Jack Schaefer

American novelist

  • Born: November 19, 1907
  • Birthplace: Cleveland, Ohio
  • Died: January 24, 1991
  • Place of death: Santa Fe, New Mexico

Biography

General readers and historians have accepted Jack Warner Schaefer(SHAY-fur) as both a gifted twentieth century storyteller and a writer of the American West. However, academics have largely ignored his works as major American fiction. His parents, Carl Walter Schaefer, a lawyer, and Minnie Luella Hively Schaefer, were avid readers who instilled in the young boy a love of words and reading.

Schaefer’s writing career began as editor of his high school literary magazine and continued after he entered Oberlin College in 1935 and through part of his graduate study at Columbia University. Because of his biased interest in motion pictures, his proposed thesis plan on the development of the movie industry was not approved. This proved a turning point in Schaefer’s literary pursuits. Leaving the university after one semester, he worked in journalism and education. In 1931 he married Eugenia Hammond Ives and divorced her in 1948. He married Louise Wilhide Dean in 1949, and they had four children. Schaefer lived in several eastern cities, working as a journalist, and wrote Western stories. He moved to Gunnison, Colorado, and later to Cerillos, New Mexico, where he lived until his death.
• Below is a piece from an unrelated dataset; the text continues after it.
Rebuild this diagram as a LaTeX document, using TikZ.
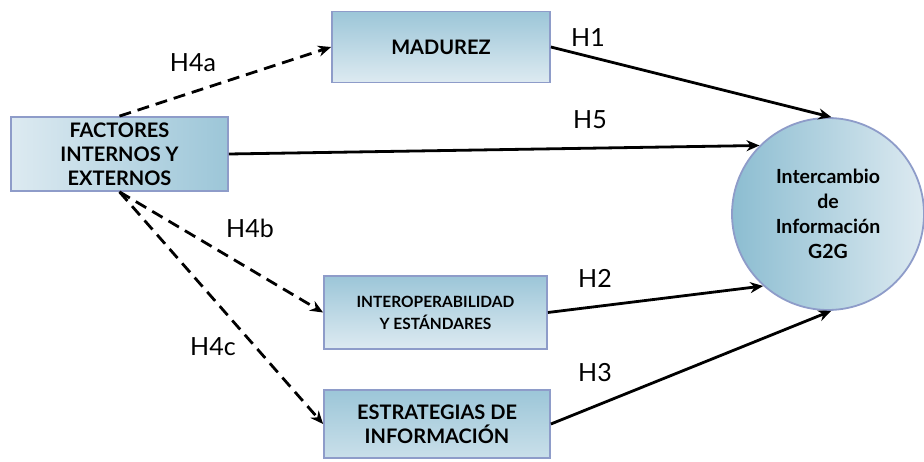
\documentclass[tikz,border=0pt]{standalone}
\usepackage{fontspec}
\setmainfont{Lato}
\usetikzlibrary{arrows.meta,shapes.geometric}
\definecolor{bordc}{HTML}{8E9CC9}
\definecolor{bdark}{HTML}{9CC6D8}
\definecolor{blight}{HTML}{DDEAF1}
\definecolor{cdark}{HTML}{8CBDD1}
\tikzset{
  box/.style={draw=bordc, line width=1.8pt, rectangle, align=center, font=\bfseries\fontsize{20}{24}\selectfont, inner sep=2pt},
  vbox/.style={box, top color=bdark, bottom color=blight},
  circ/.style={draw=bordc, line width=1.8pt, circle, align=center, left color=cdark, right color=blight, font=\bfseries\fontsize{19.5}{25}\selectfont},
  conn/.style={line width=2.8pt, -{Stealth[length=13pt,width=11pt]}},
  dconn/.style={conn, dash pattern=on 12pt off 7pt},
  hlab/.style={font=\fontsize{25}{25}\selectfont, inner sep=0pt}
}
\begin{document}
\begin{tikzpicture}[x=1pt,y=-1pt]
\useasboundingbox (0,0) rectangle (924,462);
\node[box, left color=blight, right color=bdark, minimum width=217pt, minimum height=74pt] (fact) at (119.5,154) {FACTORES\\INTERNOS Y\\EXTERNOS};
\node[vbox, minimum width=218pt, minimum height=71pt] (mad) at (441,47) {MADUREZ};
\node[vbox, minimum width=223pt, minimum height=73pt, font=\bfseries\fontsize{15.5}{22}\selectfont] (inter) at (435.5,312.5) {INTEROPERABILIDAD\\Y ESTÁNDARES};
\node[box, top color=bdark, bottom color=blight!70!bdark, minimum width=226pt, minimum height=68pt] (estr) at (437,424) {ESTRATEGIAS DE\\INFORMACIÓN};
\node[circ, minimum size=192pt, inner sep=0pt] (g2g) at (828,214) {Intercambio\\de\\Información\\G2G};
\draw[dconn] (fact.north) -- (mad.west);
\draw[dconn] (fact.south) -- (inter.west);
\draw[dconn] (fact.south) -- (estr.west);
\draw[conn] (fact.east) -- (g2g.135);
\draw[conn] (mad.east) -- (g2g.88);
\draw[conn] (inter.east) -- (g2g.228);
\draw[conn] (estr.east) -- (g2g.272);
\node[hlab] (l4a) at (193,63) {H4a};
\node[hlab] (l1) at (588,38) {H1};
\node[hlab] (l5) at (590,120) {H5};
\node[hlab] (l4b) at (250,228) {H4b};
\node[hlab] (l4c) at (213,347) {H4c};
\node[hlab] (l2) at (595,278) {H2};
\node[hlab] (l3) at (595,373) {H3};
\end{tikzpicture}
\end{document}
Throughout Schaefer’s prolific writing career, the characteristics of clarity in detail, simplicity, conciseness, and originality based on scholarly and historical research continued. His first book, Shane, began as a three-part serial story for Argosy magazine. He wrote numerous other novels, both long and short. He also produced nonfiction books, articles for journals and trade magazines, and numerous newspaper articles and columns.

Despite his love for historical accuracy and detail as well as the spirit of the American West, Schaefer did not receive critical acclaim from his contemporaries. Though compared often to regional writers such as William Faulkner, Owen Wister, Willa Cather, and Stephen Crane, he was always considered just a storyteller of Western tales and not an American fiction writer. His lifelong quest for accuracy in detail, factual accounting of historical events in a fictionalized story, and strong characters with basic human conflicts marks Schaefer as perhaps the most significant writer of Western stories. Many Western novel readers consider Schaefer’s first novel, Shane, his best work.

Bibliography

Beetz, Kirk H., ed. “Jack Schaefer.” In Beacham’s Encyclopedia of Popular Fiction. Osprey, Fla.: Beacham, 1996. Brief biography and bibliography.
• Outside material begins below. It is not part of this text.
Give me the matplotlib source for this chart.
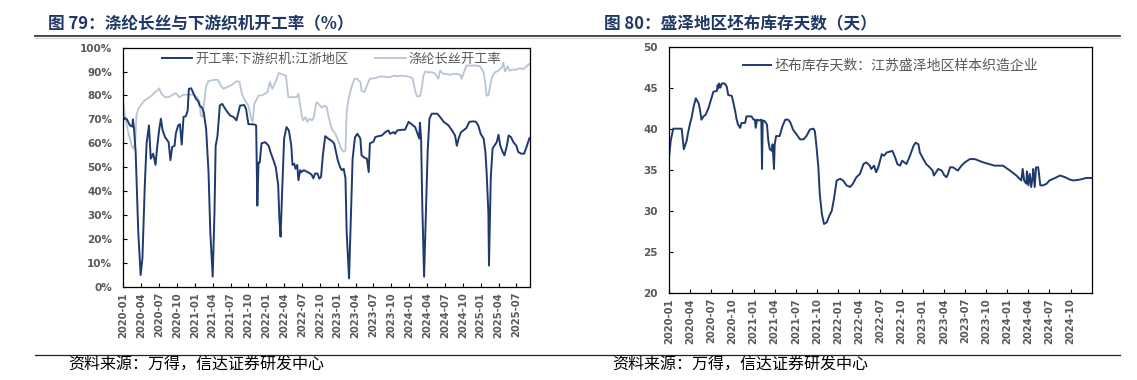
import matplotlib
matplotlib.use('Agg')
import matplotlib.pyplot as plt
from matplotlib.lines import Line2D
from matplotlib.font_manager import FontProperties

plt.rcParams['font.family'] = ['DejaVu Sans', 'Noto Sans CJK SC']

CJK = ['Noto Sans CJK SC', 'DejaVu Sans']
DARK = '#1f3a6e'
LIGHT = '#b9c4d7'
TICK_GRAY = '#595959'
TITLE_BLUE = '#1f3864'

# ---- Figure 79: loom operating rate (x = months since 2020-01) ----
loom_x = [0, 0.6, 1.1, 1.5, 1.6, 1.8, 2.07, 2.5, 2.9, 3.2, 3.6, 3.9, 4.3, 4.6, 5.0, 5.4,
          5.7, 6.0, 6.3, 6.6, 7.0, 7.6, 7.9, 8.2, 8.6, 8.8, 9.2, 9.5, 9.8, 10.1, 10.5,
          10.8, 11.0, 11.4, 11.8, 12.2, 12.6, 12.8, 13.2, 13.5, 13.9, 14.3, 14.6, 15.0,
          15.3, 15.5, 15.8, 16.2, 16.6, 17.1, 17.5, 17.9, 18.5, 19.0, 19.6, 20.3, 20.6,
          21.0, 21.6, 22.1, 22.3, 22.5, 22.7, 22.9, 23.2, 23.8, 24.4, 24.7, 25.2, 25.6,
          26.0, 26.2, 26.4, 26.7, 27.0, 27.4, 27.8, 28.2, 28.4, 28.7, 28.9, 29.2, 29.4,
          29.7, 29.9, 30.3, 31.1, 31.6, 31.9, 32.2, 32.6, 32.9, 33.2, 33.5, 33.9, 34.4,
          35.0, 35.4, 35.7, 36.0, 36.4, 36.7, 37.0, 37.3, 37.5, 37.9, 38.2, 38.5, 38.9,
          39.3, 39.8, 40.0, 40.5, 40.9, 41.2, 41.4, 42.0, 42.3, 42.8, 43.4, 44.0, 44.5,
          44.8, 45.4, 45.6, 46.0, 46.8, 47.3, 47.9, 48.4, 49.0, 49.4, 49.7, 49.8, 50.0,
          50.2, 50.5, 50.8, 51.1, 51.4, 51.8, 52.7, 53.2, 53.8, 54.6, 55.2, 55.7, 56.0,
          56.3, 56.7, 57.1, 57.6, 58.1, 58.8, 59.2, 59.6, 60.0, 60.5, 60.8, 61.0, 61.3,
          61.4, 61.7, 62.0, 62.3, 62.7, 63.0, 63.3, 63.7, 64.0, 64.4, 64.7, 65.1, 65.5,
          66.0, 66.3, 66.8, 67.3, 67.7, 68.2]
loom_rate = [71, 70, 67.5, 67, 70, 66, 56, 23, 5, 12, 42.5, 60, 67.5, 53.6, 55.7, 51,
             59, 65.4, 70.3, 65.4, 62.6, 60.5, 53, 58.5, 59, 64, 67.5, 68, 59.5, 71, 71.4,
             73.8, 82.8, 83, 80.7, 78.6, 77.5, 75.8, 75, 73, 66, 48, 23, 4.3,
             31, 59, 63, 75.8, 76.5, 74.4, 73, 71.7, 71, 69.6, 75.8, 76, 74.4,
             68, 68, 67.8, 67.5, 34, 52, 52, 60, 60.5, 59, 56.4, 53, 50,
             42.5, 28.6, 21, 42.5, 62, 66.8, 65.4, 59, 51, 51.5, 49.4, 51, 44.6,
             48.8, 48, 48.8, 47.8, 47, 45.4, 47.4, 47.4, 45.3, 46, 55, 63, 62,
             61, 60, 56.4, 53, 50, 48.8, 49.4, 45.4, 23, 3.6, 28.6, 53.6, 62.6,
             64, 62, 55, 54, 53.6, 48, 60, 60.7, 62.6, 63, 63.3, 64.7, 65.4,
             64, 64.7, 64, 65.4, 65.7, 65.7, 69, 68, 66.8, 64, 62, 68.6, 62,
             34, 4.3, 31, 56.4, 70.3, 72.4, 72.4, 71, 69, 67.5, 65.4, 63.3, 59,
             62, 64.7, 65.4, 66.4, 69, 69.2, 69, 67.5, 64, 62, 56.4, 48, 31,
             9, 45.4, 57.8, 59, 60.5, 63.6, 59, 56.4, 55, 59, 63.3, 62.6, 60.5,
             59, 56.4, 55.7, 55.7, 58.5, 62.2]

# ---- Figure 79: polyester filament operating rate ----
fil_x = [0, 0.3, 0.8, 1.4, 1.7, 2.0, 2.2, 2.5, 3.1, 3.6, 4.2, 4.8, 5.3, 5.7, 6.0, 6.4,
         7.0, 7.6, 8.1, 8.8, 9.4, 10.1, 10.6, 11.5, 12.0, 12.4, 12.8, 13.0, 13.3, 13.5,
         13.9, 14.3, 15.1, 15.9, 16.4, 16.8, 17.4, 18.2, 19.0, 19.5, 19.9, 20.4, 21.0,
         21.4, 21.7, 22.0, 22.7, 23.2, 23.8, 24.2, 24.6, 25.0, 25.6, 26.1, 26.9, 27.3,
         27.7, 28.5, 29.1, 29.4, 29.7, 30.0, 30.2, 30.6, 30.9, 31.3, 31.7, 32.0, 32.4,
         32.8, 33.3, 33.9, 34.2, 34.4, 35.0, 35.6, 36.1, 36.6, 37.0, 37.3, 37.5, 37.8,
         38.4, 38.8, 39.2, 39.8, 40.0, 40.5, 40.9, 41.4, 42.3, 42.8, 43.4, 44.2, 44.8,
         45.4, 46.0, 46.8, 47.7, 48.2, 48.6, 49.0, 49.3, 49.8, 50.1, 50.4, 50.7, 51.2,
         51.8, 52.4, 52.9, 53.2, 53.8, 54.3, 54.9, 55.4, 56.0, 56.6, 56.8, 57.1, 57.6,
         58.5, 59.2, 59.9, 60.5, 60.8, 61.0, 61.3, 61.6, 61.9, 62.4, 63.0, 63.6, 63.8,
         64.1, 64.5, 64.9, 65.5, 66.0, 66.6, 67.2, 67.7, 68.2]
fil_rate = [77, 71, 64.7, 59, 57.8, 60.5, 71.7, 74.4, 76.5, 78, 79, 80, 81.4, 82, 83, 80.7,
            79.3, 79.3, 80, 81, 79.3, 80.3, 80.3, 80.4, 80, 79.3, 77, 71.7, 71, 75.8,
            84, 86, 86.5, 86.5, 84, 82.8, 83.5, 84.4, 86, 85.7, 80.7, 78, 75.8,
            71, 69, 76.5, 80, 80, 80.7, 81.4, 85.6, 82.8, 85.8, 89.4, 88.6, 88.3,
            79.3, 79.3, 79.3, 80.7, 75.8, 71, 69.6, 71, 69, 70.3, 69.6, 71, 77.2,
            76.5, 75, 75.8, 75, 71.7, 66, 64, 61, 57.6, 56.5, 57, 73, 78.6,
            84.2, 87, 87, 85.6, 82, 81.4, 84.2, 87, 87.2, 87.7, 88, 87.7, 87.7,
            88.3, 88, 88.3, 88, 87.7, 87, 82, 79.7, 79.7, 82.8, 88.3, 90, 89.7,
            89.7, 89, 87, 90.4, 89, 89, 88.6, 89, 89, 88.6, 87, 89, 92.5,
            92.5, 92.5, 92.2, 89.7, 84.7, 80, 80, 84, 87.7, 89.7, 90.4, 91.8, 93.8,
            90, 92.2, 90.4, 90.8, 90.8, 91.4, 91, 92.2, 93.2]

left_ticks = ['2020-01', '2020-04', '2020-07', '2020-10', '2021-01', '2021-04', '2021-07',
              '2021-10', '2022-01', '2022-04', '2022-07', '2022-10', '2023-01', '2023-04',
              '2023-07', '2023-10', '2024-01', '2024-04', '2024-07', '2024-10', '2025-01',
              '2025-04', '2025-07']

# ---- Figure 80: grey fabric inventory days, Shengze ----
inv_x = [0, 0.24, 0.6, 1.8, 2.1, 2.5, 2.7, 3.0, 3.2, 3.5, 3.8, 4.2, 4.4, 4.6, 4.9, 5.2,
         5.6, 6.1, 6.3, 6.8, 6.9, 7.0, 7.1, 7.3, 7.5, 7.9, 8.2, 8.4, 8.9, 9.1, 9.4, 9.6,
         9.8, 10.1, 10.3, 10.8, 11.0, 11.7, 12.0, 12.2, 12.3, 12.5, 12.8, 13.1, 13.2,
         13.3, 13.6, 13.9, 14.1, 14.3, 14.6, 14.7, 14.9, 15.0, 15.2, 15.7, 16.1, 16.5,
         16.9, 17.2, 17.6, 18.1, 18.6, 19.1, 19.5, 20.0, 20.5, 20.7, 20.9, 21.2, 21.4,
         21.7, 22.0, 22.4, 22.7, 23.1, 23.4, 23.8, 24.3, 24.7, 25.2, 25.7, 26.1, 26.6,
         27.1, 27.6, 28.0, 28.5, 28.7, 29.1, 29.4, 29.7, 30.2, 30.5, 30.9, 31.3, 31.7,
         32.1, 32.4, 32.8, 33.1, 33.7, 34.2, 34.7, 35.0, 35.4, 35.6, 36.1, 36.5, 37.0,
         37.4, 37.6, 37.9, 38.2, 38.7, 39.1, 39.4, 39.6, 39.9, 40.3, 41.0, 41.5, 42.0,
         42.7, 43.4, 44.6, 45.8, 46.2, 47.4, 48.4, 49.3, 50.0, 50.2, 50.4, 50.7, 50.8,
         51.0, 51.2, 51.4, 51.6, 51.7, 51.9, 52.1, 52.4, 52.7, 53.1, 53.6, 54.0, 54.8,
         55.5, 56.2, 56.9, 57.4, 58.3, 59.2, 60.0]
inv_days = [36.5, 38.5, 40, 40, 37.5, 38.5, 39.5, 40.7, 41.3, 42.7, 43.7, 43.1, 42.3, 41.1,
            41.5, 41.7, 42.5, 43.9, 44.5, 44.6, 45.3, 44.9, 45.5, 45.0, 45.5, 45.5, 45.1,
            44.1, 44, 43.3, 42.1, 41.1, 40.5, 40.1, 40.7, 40.7, 41.5, 41.5, 41.1, 41.1,
            40.1, 41.1, 41, 41.1, 35.1, 41, 40.9, 40.5, 38.5, 37.5, 37.3, 38.1, 35.1,
            38.1, 39.1, 39.1, 40.3, 41.1, 41.1, 40.8, 39.9, 39.3, 38.7, 38.7, 39.1, 39.9,
            40, 39.7, 38.1, 35.3, 32, 29.6, 28.4, 28.6, 29.3, 30, 31.4, 33.7, 33.9, 33.7,
            33.1, 32.9, 33.3, 34.1, 34.5, 35.7, 35.9, 35.5, 35.1, 35.5, 34.7, 35.3, 36.9,
            36.7, 37.1, 37.2, 37.3, 36.5, 35.7, 35.5, 36.1, 35.7, 36.7, 37.9, 38.3, 38.1,
            37.1, 36.3, 35.7, 35.3, 34.9, 34.3, 34.7, 35.1, 34.9, 34.3, 34.1, 34.5, 35.3,
            35.3, 34.9, 35.5, 35.9, 36.3, 36.3, 35.9, 35.6, 35.5, 35.5, 34.9, 34.3, 33.7,
            35.1, 33.7, 33.3, 34.8, 33.1, 34.5, 32.9, 34.1, 35.1, 32.9, 35.3, 35.3, 33.1,
            33.1, 33.3, 33.7, 34.0, 34.3, 34.1, 33.8, 33.7, 33.8, 34.0, 34.0]

right_ticks = ['2020-01', '2020-04', '2020-07', '2020-10', '2021-01', '2021-04', '2021-07',
               '2021-10', '2022-01', '2022-04', '2022-07', '2022-10', '2023-01', '2023-04',
               '2023-07', '2023-10', '2024-01', '2024-04', '2024-07', '2024-10']


def style_axes(ax, ticklabels):
    ax.set_xticks([3 * i for i in range(len(ticklabels))])
    ax.set_xticklabels(ticklabels, rotation=90, fontsize=7.2, fontweight='bold', color=TICK_GRAY)
    ax.tick_params(axis='both', direction='in', length=3, width=0.8, color='black')
    ax.tick_params(axis='y', labelsize=7.5, labelcolor=TICK_GRAY, pad=8)
    for lab in ax.get_yticklabels():
        lab.set_fontweight('bold')
    for sp in ax.spines.values():
        sp.set_linewidth(0.9)
        sp.set_color('black')


fig = plt.figure(figsize=(11.37, 3.80), dpi=100)

# Left chart
ax1 = fig.add_axes([0.1085, 0.2447, 0.3577, 0.630])
ax1.plot(fil_x, fil_rate, color=LIGHT, lw=1.3, label='涤纶长丝开工率', zorder=2)
ax1.plot(loom_x, loom_rate, color=DARK, lw=1.4, label='开工率:下游织机:江浙地区', zorder=3)
ax1.set_xlim(0, 68.3)
ax1.set_ylim(0, 100)
ax1.set_yticks(range(0, 101, 10))
ax1.set_yticklabels([f'{v}%' for v in range(0, 101, 10)])
style_axes(ax1, left_ticks)
h, l = ax1.get_legend_handles_labels()
ax1.legend(h[::-1], l[::-1], loc='center left', bbox_to_anchor=(0.095, 0.951), ncol=2,
           frameon=False, borderpad=0, borderaxespad=0, handlelength=2.3, handletextpad=0.25,
           columnspacing=2.0, labelcolor=TICK_GRAY, prop=FontProperties(family=CJK, size=9.5))

# Right chart
ax2 = fig.add_axes([0.5884, 0.2289, 0.3718, 0.6487])
ax2.plot(inv_x, inv_days, color=DARK, lw=1.4, label='坯布库存天数：江苏盛泽地区样本织造企业')
ax2.set_xlim(0, 60)
ax2.set_ylim(20, 50)
ax2.set_yticks(range(20, 51, 5))
style_axes(ax2, right_ticks)
ax2.legend(loc='center left', bbox_to_anchor=(0.175, 0.922), frameon=False, borderpad=0,
           borderaxespad=0, handlelength=2.0, handletextpad=0.3, labelcolor=TICK_GRAY,
           prop=FontProperties(family=CJK, size=10))

# Titles, rules and source notes
W, H = 1137, 380
fig.text(48 / W, 1 - 24.5 / H, '图 79：涤纶长丝与下游织机开工率（%）', family=CJK,
         fontsize=12, fontweight='bold', color=TITLE_BLUE, va='center', ha='left')
fig.text(604 / W, 1 - 24.5 / H, '图 80：盛泽地区坯布库存天数（天）', family=CJK,
         fontsize=12, fontweight='bold', color=TITLE_BLUE, va='center', ha='left')
fig.add_artist(Line2D([35 / W, 1120 / W], [1 - 35.7 / H] * 2, color='#3a3a3a', lw=1.3))
fig.add_artist(Line2D([35 / W, 1120 / W], [1 - 37.9 / H] * 2, color='#cfcfcf', lw=0.8))
fig.add_artist(Line2D([35 / W, 1120 / W], [1 - 355 / H] * 2, color='#222222', lw=0.9))
fig.text(68 / W, 1 - 365 / H, '资料来源：万得，信达证券研发中心', family=CJK,
         fontsize=11.5, color='black', va='center', ha='left')
fig.text(612 / W, 1 - 365 / H, '资料来源：万得，信达证券研发中心', family=CJK,
         fontsize=11.5, color='black', va='center', ha='left')

fig.savefig('out.png', dpi=100)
Folsom, James K. The American Western Novel. New Haven, Conn.: College & University Press, 1966. Brief summary of Schaefer’s contribution to the Western novel.
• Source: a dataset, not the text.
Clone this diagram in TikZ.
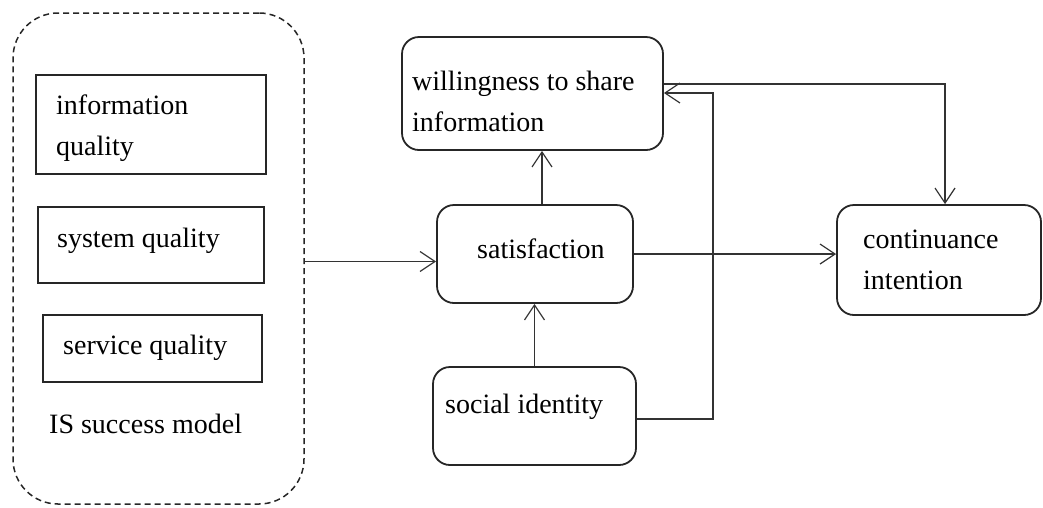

Haslam, Gerald W. “Jack Schaefer.” In Twentieth-Century American Western Writers, edited by Richard H. Cracroft. Vol. 212 in Dictionary of Literary Bibliography. Detroit: Gale Group, 1999. Comprehensive biography and analysis of Schaefer’s techniques and accomplishments.

Haslam, Gerald W. “Shane: Twenty-five Years Later.” Western American Literature 9 (Fall, 1974): 215-216. Short tribute to Shane and its place in American Western fiction.

Mikkelsen, Robert. “The Western Writer: Jack Schaefer’s Use of the Western Frontier.” The Western Humanities Review 8 (Spring, 1954): 151-155. Analyzes Schaefer’s fictionalization of the American West—its people, animals, and land.

Schaefer, Jack. “An Interview with Jack Schaefer.” Interview by Henry Joseph Nuwer. The South Dakota Review 11 (Spring, 1973): 48-58. A brief synopsis of the beginning and the ending of Schaefer’s writing career.

Schaefer, Jack. Shane: The Critical Edition. Edited by James C. Work. Lincoln: University of Nebraska Press, 1984. Includes essays, journal articles, and research related to Schaefer’s novel Shane, his other Western novels, and use of the American frontier. Complete original version of Shane included.

Scott, Winfield Townley. Introduction to The Collected Stories of Jack Schaefer. New York: Arbor House, 1966. Notes and analyzes the strengths of Schaefer’s Western stories.